Mark Mupotsa-Russell’s new novel, The Wolf Who Cried Boy, is as enchanting as it is unsettling, a story that slips between fairy tale whimsy and stark reality. Told through the imaginative eyes of six year old Henry, who believes himself to be a Star Prince and his mother a Star Queen, the novel explores the power of storytelling as both shield and survival strategy.

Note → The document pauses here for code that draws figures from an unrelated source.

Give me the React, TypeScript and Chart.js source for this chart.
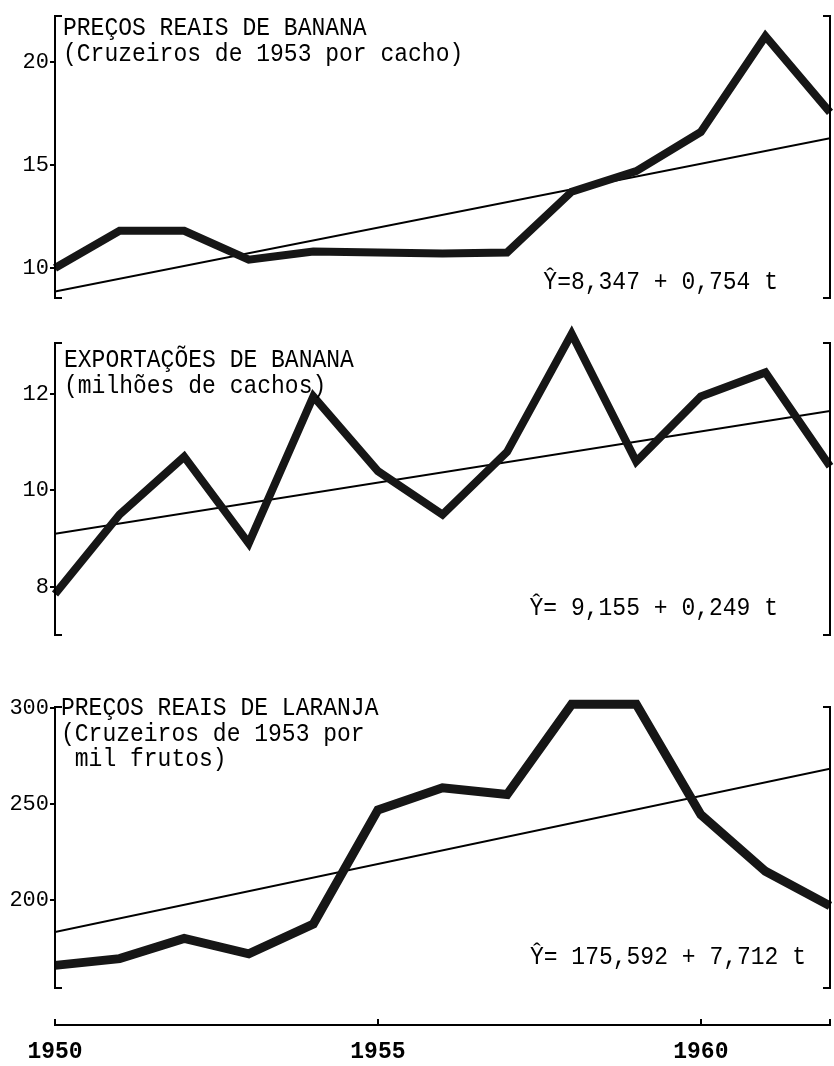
import React, { useEffect, useRef } from "react";
import { Chart, registerables } from "chart.js";

Chart.register(...registerables);

// ---------- data ----------
const years = [1950, 1951, 1952, 1953, 1954, 1955, 1956, 1957, 1958, 1959, 1960, 1961, 1962];
const trendYears = [1950, 1962];
const xTickYears = [1950, 1955, 1960];

const bananaPrice = [10.0, 11.8, 11.8, 10.4, 10.8, 10.75, 10.7, 10.75, 13.7, 14.7, 16.6, 21.25, 17.55];
const bananaPriceTrend = [8.85, 16.3];
const bananaPriceTicks = [10, 15, 20];
const bananaPriceTitle = ["PREÇOS REAIS DE BANANA", "(Cruzeiros de 1953 por cacho)"];
const bananaPriceEq = "Ŷ=8,347 + 0,754 t";

const bananaExports = [7.85, 9.5, 10.7, 8.9, 11.95, 10.4, 9.5, 10.8, 13.25, 10.6, 11.95, 12.45, 10.5];
const bananaExportsTrend = [9.1, 11.65];
const bananaExportsTicks = [8, 10, 12];
const bananaExportsTitle = ["EXPORTAÇÕES DE BANANA", "(milhões de cachos)"];
const bananaExportsEq = "Ŷ= 9,155 + 0,249 t";

const orangePrice = [166, 169.5, 180, 172, 187.5, 247, 258.5, 255, 302, 302, 244.5, 215, 197];
const orangePriceTrend = [183.3, 268.5];
const orangePriceTicks = [200, 250, 300];
const orangePriceTitle = ["PREÇOS REAIS DE LARANJA", "(Cruzeiros de 1953 por", " mil frutos)"];
const orangePriceEq = "Ŷ= 175,592 + 7,712 t";

// ---------- layout / style ----------
const FONT = '"Liberation Mono", "DejaVu Sans Mono", monospace';
const W = 834;
const AREA_LEFT = 55;
const AREA_RIGHT = 830;
const PAD = 20;
const TEXT_STRETCH = 1.15;

type PanelSpec = {
  top: number;
  bottom: number;
  min: number;
  max: number;
  values: number[];
  trend: number[];
  ticks: number[];
  title: string[];
  titleX: number;
  titleY: number[];
  eq: string;
  eqRight: number;
  eqY: number;
  lineWidth: number;
};

const panels: PanelSpec[] = [
  {
    top: 16, bottom: 298, min: 8.54, max: 22.23,
    values: bananaPrice, trend: bananaPriceTrend, ticks: bananaPriceTicks,
    title: bananaPriceTitle, titleX: 63, titleY: [28, 54],
    eq: bananaPriceEq, eqRight: 778, eqY: 282, lineWidth: 8,
  },
  {
    top: 343, bottom: 635, min: 7.0, max: 13.06,
    values: bananaExports, trend: bananaExportsTrend, ticks: bananaExportsTicks,
    title: bananaExportsTitle, titleX: 64, titleY: [360, 386],
    eq: bananaExportsEq, eqRight: 778, eqY: 608, lineWidth: 8,
  },
  {
    top: 707, bottom: 988, min: 154.2, max: 300.6,
    values: orangePrice, trend: orangePriceTrend, ticks: orangePriceTicks,
    title: orangePriceTitle, titleX: 61, titleY: [708, 734, 759],
    eq: orangePriceEq, eqRight: 806, eqY: 957, lineWidth: 9,
  },
];

function Panel({ spec }: { spec: PanelSpec }) {
  const ref = useRef<HTMLCanvasElement>(null);
  const canvasTop = spec.top - PAD;
  const canvasH = spec.bottom - spec.top + 2 * PAD;

  useEffect(() => {
    const bracketPlugin = {
      id: "brackets",
      afterDraw(chart: any) {
        const { ctx, chartArea: a } = chart;
        ctx.save();
        ctx.strokeStyle = "#000";
        ctx.lineWidth = 2;
        ctx.lineCap = "butt";
        ctx.beginPath();
        ctx.moveTo(a.left + 7, a.top);
        ctx.lineTo(a.left, a.top);
        ctx.lineTo(a.left, a.bottom);
        ctx.lineTo(a.left + 7, a.bottom);
        ctx.moveTo(a.right - 7, a.top);
        ctx.lineTo(a.right, a.top);
        ctx.lineTo(a.right, a.bottom);
        ctx.lineTo(a.right - 7, a.bottom);
        ctx.stroke();

        ctx.fillStyle = "#000";
        ctx.font = `23px ${FONT}`;
        ctx.textBaseline = "middle";
        const drawText = (t: string, x: number, y: number, align: string) => {
          ctx.save();
          ctx.translate(x, y - canvasTop);
          ctx.scale(1, TEXT_STRETCH);
          ctx.textAlign = align;
          ctx.fillText(t, 0, 0);
          ctx.restore();
        };
        spec.title.forEach((t, i) => drawText(t, spec.titleX, spec.titleY[i], "left"));
        drawText(spec.eq, spec.eqRight, spec.eqY, "right");
        ctx.restore();
      },
    };

    const chart = new Chart(ref.current!, {
      type: "line",
      data: {
        datasets: [
          {
            data: years.map((x, i) => ({ x, y: spec.values[i] })),
            borderColor: "#161616",
            borderWidth: spec.lineWidth,
            pointRadius: 0,
            tension: 0,
            borderJoinStyle: "miter",
            fill: false,
            clip: false,
          },
          {
            data: trendYears.map((x, i) => ({ x, y: spec.trend[i] })),
            borderColor: "#000",
            borderWidth: 2,
            pointRadius: 0,
            tension: 0,
            fill: false,
          },
        ],
      },
      options: {
        animation: false,
        responsive: false,
        maintainAspectRatio: false,
        events: [],
        layout: { padding: { top: PAD, bottom: PAD, left: 0, right: W - AREA_RIGHT } },
        plugins: {
          legend: { display: false },
          tooltip: { enabled: false },
          title: { display: false },
        },
        scales: {
          x: { type: "linear", min: 1950, max: 1962, display: false },
          y: {
            type: "linear",
            min: spec.min,
            max: spec.max,
            afterBuildTicks: (s: any) => {
              s.ticks = spec.ticks.map((v) => ({ value: v }));
            },
            afterFit: (s: any) => {
              s.width = AREA_LEFT;
            },
            border: { display: false },
            grid: {
              drawOnChartArea: false,
              drawTicks: true,
              tickLength: 5,
              color: "#000",
              lineWidth: 2,
            },
            ticks: {
              color: "#000",
              font: { family: FONT, size: 22 },
              padding: 1,
              autoSkip: false,
              callback: (v: any) => String(v),
            },
          },
        },
      } as any,
      plugins: [bracketPlugin],
    });
    return () => chart.destroy();
  }, []);

  return (
    <canvas
      ref={ref}
      width={W}
      height={canvasH}
      style={{ position: "absolute", left: 0, top: canvasTop, width: W, height: canvasH }}
    />
  );
}

function XAxis() {
  const ref = useRef<HTMLCanvasElement>(null);
  const top = 1000;
  const h = 66;
  useEffect(() => {
    const tickPlugin = {
      id: "xticks",
      afterDraw(chart: any) {
        const { ctx } = chart;
        const s = chart.scales.x;
        const y = chart.chartArea.bottom;
        ctx.save();
        ctx.strokeStyle = "#000";
        ctx.lineWidth = 2;
        ctx.beginPath();
        [...xTickYears, 1962].forEach((v) => {
          const x = Math.round(s.getPixelForValue(v));
          ctx.moveTo(x, y);
          ctx.lineTo(x, y - 6);
        });
        ctx.stroke();
        ctx.restore();
      },
    };
    const chart = new Chart(ref.current!, {
      type: "line",
      data: { datasets: [] },
      options: {
        animation: false,
        responsive: false,
        maintainAspectRatio: false,
        events: [],
        layout: { padding: { top: 0, bottom: 0, left: AREA_LEFT, right: W - AREA_RIGHT } },
        plugins: { legend: { display: false }, tooltip: { enabled: false } },
        scales: {
          y: { display: false, min: 0, max: 1 },
          x: {
            type: "linear",
            min: 1950,
            max: 1962,
            afterBuildTicks: (s: any) => {
              s.ticks = xTickYears.map((v) => ({ value: v }));
            },
            afterFit: (s: any) => {
              s.height = 41;
            },
            border: { display: true, color: "#000", width: 2 },
            grid: { display: false },
            ticks: {
              color: "#000",
              font: { family: FONT, size: 23, weight: "bold" },
              padding: 5,
              maxRotation: 0,
              autoSkip: false,
              callback: (v: any) => String(v),
            },
          },
        },
      } as any,
      plugins: [tickPlugin],
    });
    return () => chart.destroy();
  }, []);
  return (
    <canvas
      ref={ref}
      width={W}
      height={h}
      style={{ position: "absolute", left: 0, top, width: W, height: h }}
    />
  );
}

export default function App() {
  return (
    <div
      style={{
        position: "absolute",
        left: 0,
        top: 0,
        width: W,
        height: 1066,
        background: "#fff",
        overflow: "hidden",
      }}
    >
      {panels.map((p, i) => (
        <Panel key={i} spec={p} />
      ))}
      <XAxis />
    </div>
  );
}
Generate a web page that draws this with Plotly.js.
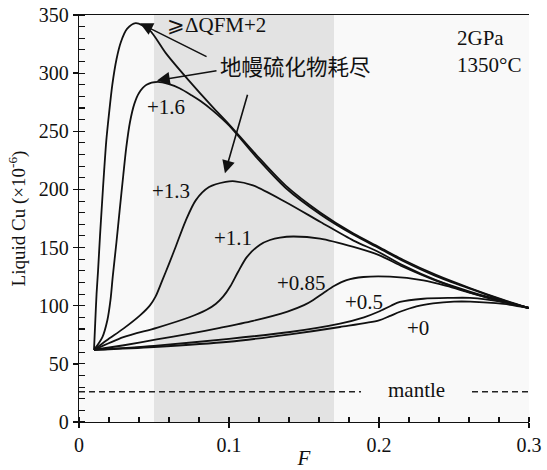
<!DOCTYPE html>
<html>
<head>
<meta charset="utf-8">
<script src="https://cdn.plot.ly/plotly-3.0.1.min.js"></script>
<style>html,body{margin:0;padding:0;background:#fff;}#chart{width:547px;height:470px;}</style>
</head>
<body>
<div id="chart"></div>
<script>
// ---- data ----
const seriesNames = ["⩾ΔQFM+2", "+1.6", "+1.3", "+1.1", "+0.85", "+0.5", "+0"];

const xQFM2 = [0.0100,0.0108,0.0117,0.0127,0.0140,0.0153,0.0167,0.0182,0.0200,0.0222,0.0250,0.0280,0.0320,0.0378,0.0470,0.0580,0.0730,0.0890,0.1000,0.1180,0.1380,0.1610,0.1830,0.2000,0.2160,0.2380,0.2610,0.2830,0.3000];
const yQFM2 = [62,85,110,130,160,187,215,242,265,290,312,327,338,343,337,317,294,271,256,230,203,180,162,150.5,139.5,126.5,115,105,98];

const xP16 = [0.0100,0.0156,0.0189,0.0210,0.0225,0.0250,0.0271,0.0295,0.0315,0.0340,0.0370,0.0400,0.0450,0.0525,0.0600,0.0670,0.0750,0.0810,0.0890,0.1000,0.1180,0.1380,0.1610,0.1830,0.2000,0.2160,0.2380,0.2610,0.2830,0.3000];
const yP16 = [62,73,87.5,105,125,155,182,212,236,258,274,283,290,292.5,290.5,287,281,276,268,255,228,201,178.5,161,149.5,138.5,125.5,114.5,104.5,98];

const xP13 = [0.0100,0.0185,0.0296,0.0407,0.0473,0.0511,0.0556,0.0600,0.0644,0.0711,0.0778,0.0867,0.0978,0.1040,0.1160,0.1380,0.1610,0.1830,0.2000,0.2160,0.2380,0.2610,0.2830,0.3000];
const yP13 = [62,70.3,80.3,91.7,100.3,108,122,136,150.5,173,190.6,202,206.5,207,203.5,189,172,156,146,134.7,122,112,104,98];

const xP11 = [0.0100,0.0296,0.0518,0.0740,0.0851,0.0911,0.0962,0.1010,0.1060,0.1120,0.1207,0.1273,0.1340,0.1430,0.1607,0.1830,0.2000,0.2160,0.2380,0.2610,0.2830,0.3000];
const yP11 = [62,73,81,90.3,96.5,101.5,108,117,129,142,152.5,156.5,158.6,159.5,157.7,150.5,143.5,133.5,121.5,111.3,103.5,98];

const xP085 = [0.0100,0.0300,0.0518,0.0740,0.0940,0.1160,0.1390,0.1500,0.1562,0.1630,0.1700,0.1784,0.1896,0.2073,0.2296,0.2450,0.2607,0.2830,0.3000];
const yP085 = [62,66,71,76,81,87,95,100.5,105,111,117,122,124.7,125,121.8,117,111,103,98];

const xP05 = [0.0100,0.0500,0.1000,0.1407,0.1740,0.1900,0.2000,0.2080,0.2140,0.2296,0.2470,0.2607,0.2830,0.3000];
const yP05 = [62,65.5,71.5,77.4,84.6,90,95,100,103.2,106,106.7,106.7,103,98];

const xP0 = [0.0100,0.0500,0.1000,0.1407,0.1740,0.2000,0.2070,0.2140,0.2250,0.2360,0.2500,0.2607,0.2830,0.3000];
const yP0 = [62,64.5,69,75.4,81.7,87.4,91,94.8,99.5,102,103.5,103.5,101.5,98];

const mantleX = [0, 0.188, null, 0.262, 0.3];
const mantleY = [26, 26, null, 26, 26];

const shadeRange = [0.05, 0.17];
const xTicks = [0, 0.1, 0.2, 0.3];
const yTicks = [0, 50, 100, 150, 200, 250, 300, 350];

// ---- chart ----
const serif = "'Liberation Serif', 'DejaVu Serif', serif";
const cjk = "'Noto Sans CJK SC', sans-serif";
const curveXs = [xQFM2, xP16, xP13, xP11, xP085, xP05, xP0];
const curveYs = [yQFM2, yP16, yP13, yP11, yP085, yP05, yP0];

const traces = curveXs.map((xs, i) => ({
  x: xs, y: curveYs[i], name: seriesNames[i], type: "scatter", mode: "lines",
  line: {color: "#111", width: 1.8, shape: "spline", smoothing: 0.8},
  hoverinfo: "skip", showlegend: false
}));
traces.push({x: mantleX, y: mantleY, type: "scatter", mode: "lines",
  line: {color: "#222", width: 1.3, dash: "6px,4px"}, showlegend: false, hoverinfo: "skip"});

const lbl = (text, x, y, anchor, font) => ({text, x, y, xref: "x", yref: "y",
  showarrow: false, xanchor: anchor || "center", yanchor: "middle",
  font: font || {family: serif, size: 21, color: "#111"}});

const arrow = (x, y, ax, ay) => ({text: "", x, y, xref: "x", yref: "y", ax, ay,
  axref: "pixel", ayref: "pixel", showarrow: true, arrowhead: 2, arrowsize: 1.6,
  arrowwidth: 1.6, arrowcolor: "#111"});

const layout = {
  width: 547, height: 470,
  margin: {l: 79, r: 18, t: 15, b: 48},
  paper_bgcolor: "#ffffff", plot_bgcolor: "#f9f9f9",
  font: {family: serif, size: 20, color: "#111"},
  xaxis: {range: [0, 0.3], tickvals: xTicks, ticktext: xTicks.map(String),
    showline: true, linecolor: "#111", linewidth: 1.3, mirror: true,
    ticks: "outside", ticklen: 5, tickwidth: 1.3, tickcolor: "#111",
    minor: {dtick: 0.02, ticks: "inside", ticklen: 5, tickwidth: 1.1, tickcolor: "#111", showgrid: false},
    showgrid: false, zeroline: false, tickfont: {family: serif, size: 20},
    title: {text: "<i>F</i>", font: {family: serif, size: 21}, standoff: 6}},
  xaxis2: {range: [0, 0.3], overlaying: "x", anchor: "y", side: "bottom", tickvals: xTicks,
    ticks: "inside", ticklen: 6, tickwidth: 1.3, tickcolor: "#111",
    showticklabels: false, showline: false, showgrid: false, zeroline: false},
  yaxis: {range: [0, 350], tickvals: yTicks, ticktext: yTicks.map(String),
    showline: true, linecolor: "#111", linewidth: 1.3,
    ticks: "outside", ticklen: 5, tickwidth: 1.3, tickcolor: "#111",
    minor: {dtick: 10, ticks: "inside", ticklen: 6, tickwidth: 1.1, tickcolor: "#111", showgrid: false},
    showgrid: false, zeroline: false, tickfont: {family: serif, size: 20},
    title: {text: "Liquid Cu (×10<sup>-6</sup>)", font: {family: serif, size: 19}, standoff: 8}},
  yaxis2: {range: [0, 350], overlaying: "y", anchor: "x", side: "left", tickvals: yTicks,
    ticks: "inside", ticklen: 6, tickwidth: 1.3, tickcolor: "#111",
    showticklabels: false, showline: false, showgrid: false, zeroline: false},
  yaxis3: {range: [0, 350], overlaying: "y", anchor: "x", side: "right", tickvals: yTicks,
    showline: true, linecolor: "#111", linewidth: 1.3,
    ticks: "outside", ticklen: 6, tickwidth: 1.3, tickcolor: "#111",
    minor: {dtick: 10, ticks: "outside", ticklen: 6, tickwidth: 1.1, tickcolor: "#111", showgrid: false},
    showticklabels: false, showgrid: false, zeroline: false},
  yaxis4: {range: [0, 350], overlaying: "y", anchor: "x", side: "right", tickvals: yTicks,
    ticks: "inside", ticklen: 5, tickwidth: 1.3, tickcolor: "#111",
    showticklabels: false, showline: false, showgrid: false, zeroline: false},
  shapes: [{type: "rect", xref: "x", yref: "paper", x0: shadeRange[0], x1: shadeRange[1],
    y0: 0, y1: 1, fillcolor: "#e3e3e3", line: {width: 0}, layer: "below"}],
  annotations: [
    lbl(seriesNames[0], 0.0573, 341, "left"),
    lbl("地幔硫化物耗尽", 0.0927, 306.7, "left", {family: cjk, size: 21.5, color: "#111"}),
    lbl("2GPa", 0.2507, 330, "left"),
    lbl("1350°C", 0.2507, 306.7, "left"),
    lbl(seriesNames[1], 0.058, 270.6),
    lbl(seriesNames[2], 0.0613, 198.4),
    lbl(seriesNames[3], 0.1027, 158.6),
    lbl(seriesNames[4], 0.148, 119.3),
    lbl(seriesNames[5], 0.19, 102.9),
    lbl(seriesNames[6], 0.226, 80.6),
    lbl("mantle", 0.2253, 27.3),
    arrow(0.0407, 342.8, 68, 34),
    arrow(0.052, 293.7, 61, -10),
    arrow(0.0973, 213.9, 23, -80)
  ]
};

Plotly.newPlot("chart", traces, layout, {staticPlot: true, displayModeBar: false});
</script>
</body>
</html>
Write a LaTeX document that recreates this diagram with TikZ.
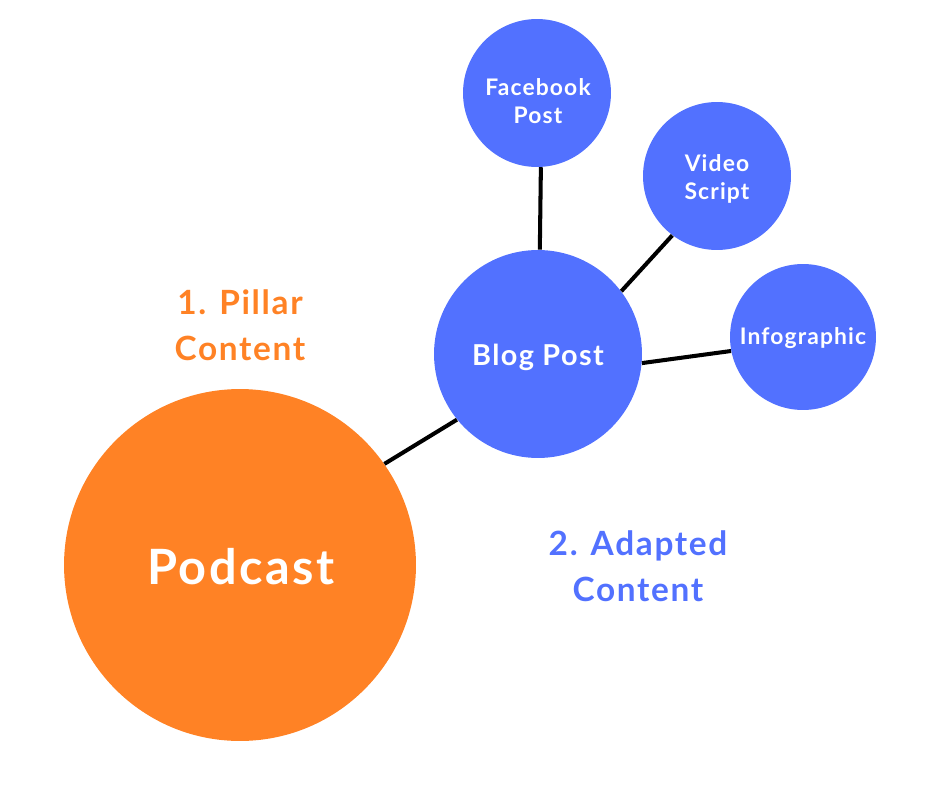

The central conflict emerges when Henry and his mother, long in hiding from the sinister “Wolf King,” set out on a road trip across Australia to visit Henry’s dying grandmother. What begins as a magical adventure quickly blurs with menace. Henry clings to the belief that his special powers will keep them safe, but cracks soon appear in his fantastical narrative. As myth and memory intertwine, readers are drawn into a layered exploration of truth, trust, and inherited trauma.
Mupotsa-Russell balances a child’s innocence with the weight of adult realities, domestic violence, misogyny, and corruption, rendering them through Henry’s voice with both humour and heartbreak. The result is a novel that feels simultaneously tender and brutal, a road trip that maps not only landscapes but the darker currents of family history.
Henry’s narration is unforgettable, by turns hilarious, naïve, and wise beyond his years and it’s through him that the novel achieves its most poignant truths: that the stories we inherit can trap us, but also that reshaping them might be the way out.
The Wolf Who Cried Boy is wildly original, deeply moving, and likely to linger with readers long after its final page. As it did with me.
A dazzling, haunting novel that proves fairy tales are never just for children.
I Highly Recommend.
Thank you Affirm Press for my early readers copy.